Exercise task: Copy exactly, and only, the lines between the start of the entries below and the line containing "import matplotlib.pyplot as plt", both inclusive. Omit pictures.

Stored records:

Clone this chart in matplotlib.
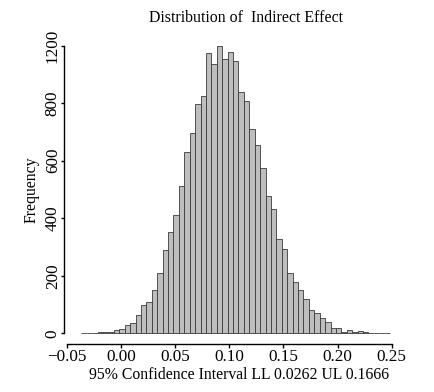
import numpy as np
import matplotlib
matplotlib.use('Agg')
import matplotlib.pyplot as plt

# histogram counts per bin
counts = [2, 1, 2, 3, 4, 5, 10, 14, 28, 36,
          63, 97, 108, 151, 211, 291, 351, 410, 512, 629,
          695, 796, 824, 973, 936, 999, 954, 977, 946, 839,
          808, 710, 654, 575, 477, 431, 328, 292, 210, 177,
          151, 120, 81, 71, 53, 40, 17, 20, 5, 10,
          4, 8, 3, 2, 2, 2, 2]
bin_start = -0.0365
bin_width = 0.005

x_ticks = [-0.05, 0.0, 0.05, 0.10, 0.15, 0.20, 0.25]
x_tick_labels = ['\u22120.05', '0.00', '0.05', '0.10', '0.15', '0.20', '0.25']
y_ticks = [0, 200, 400, 600, 800, 1000]
y_tick_labels = ['0', '200', '400', '600', '800', '1200']

title = 'Distribution of  Indirect Effect'
xlabel = '95% Confidence Interval LL 0.0262 UL 0.1666'
ylabel = 'Frequency'

plt.rcParams['font.family'] = ['Liberation Serif', 'DejaVu Serif']

W, H = 434, 392
fig = plt.figure(figsize=(W / 100, H / 100), dpi=100)
# plot region in pixels: left 60, right 398, top 30, bottom 350
ax = fig.add_axes([60 / W, 1 - 350 / H, 338 / W, 320 / H])

edges = bin_start + bin_width * np.arange(len(counts))
ax.bar(edges, counts, width=bin_width, align='edge',
       color='#bebebe', edgecolor='#3a3a3a', linewidth=0.6)

ax.set_xlim(-0.0562, 0.2558)
ax.set_ylim(-58, 1054.6)

for s in ['top', 'right']:
    ax.spines[s].set_visible(False)
ax.spines['left'].set_position(('data', -0.0525))
ax.spines['left'].set_bounds(0, 1000)
ax.spines['bottom'].set_position(('data', -38.2))
ax.spines['bottom'].set_bounds(-0.05, 0.25)
for s in ['left', 'bottom']:
    ax.spines[s].set_linewidth(1.0)

ax.set_xticks(x_ticks)
ax.set_xticklabels(x_tick_labels, fontsize=12.3)
ax.set_yticks(y_ticks)
ax.set_yticklabels(y_tick_labels, fontsize=12.3, rotation=90, va='center')
ax.tick_params(axis='x', length=3, width=1, pad=0.5)
ax.tick_params(axis='y', length=2, width=1, pad=0.3)

ax.set_title(title, fontsize=11.4, x=0.55, pad=6)
ax.set_xlabel(xlabel, fontsize=11.3, labelpad=1)
ax.xaxis.label.set_x(0.53)
ax.set_ylabel(ylabel, fontsize=11.3, labelpad=3.5)

fig.savefig('out.png', dpi=100)
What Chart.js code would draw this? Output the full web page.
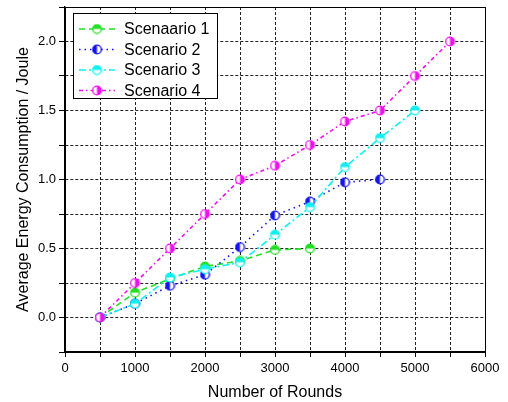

Exercise response:
Clone this chart in matplotlib.
import numpy as np
import matplotlib
matplotlib.use('Agg')
import matplotlib.pyplot as plt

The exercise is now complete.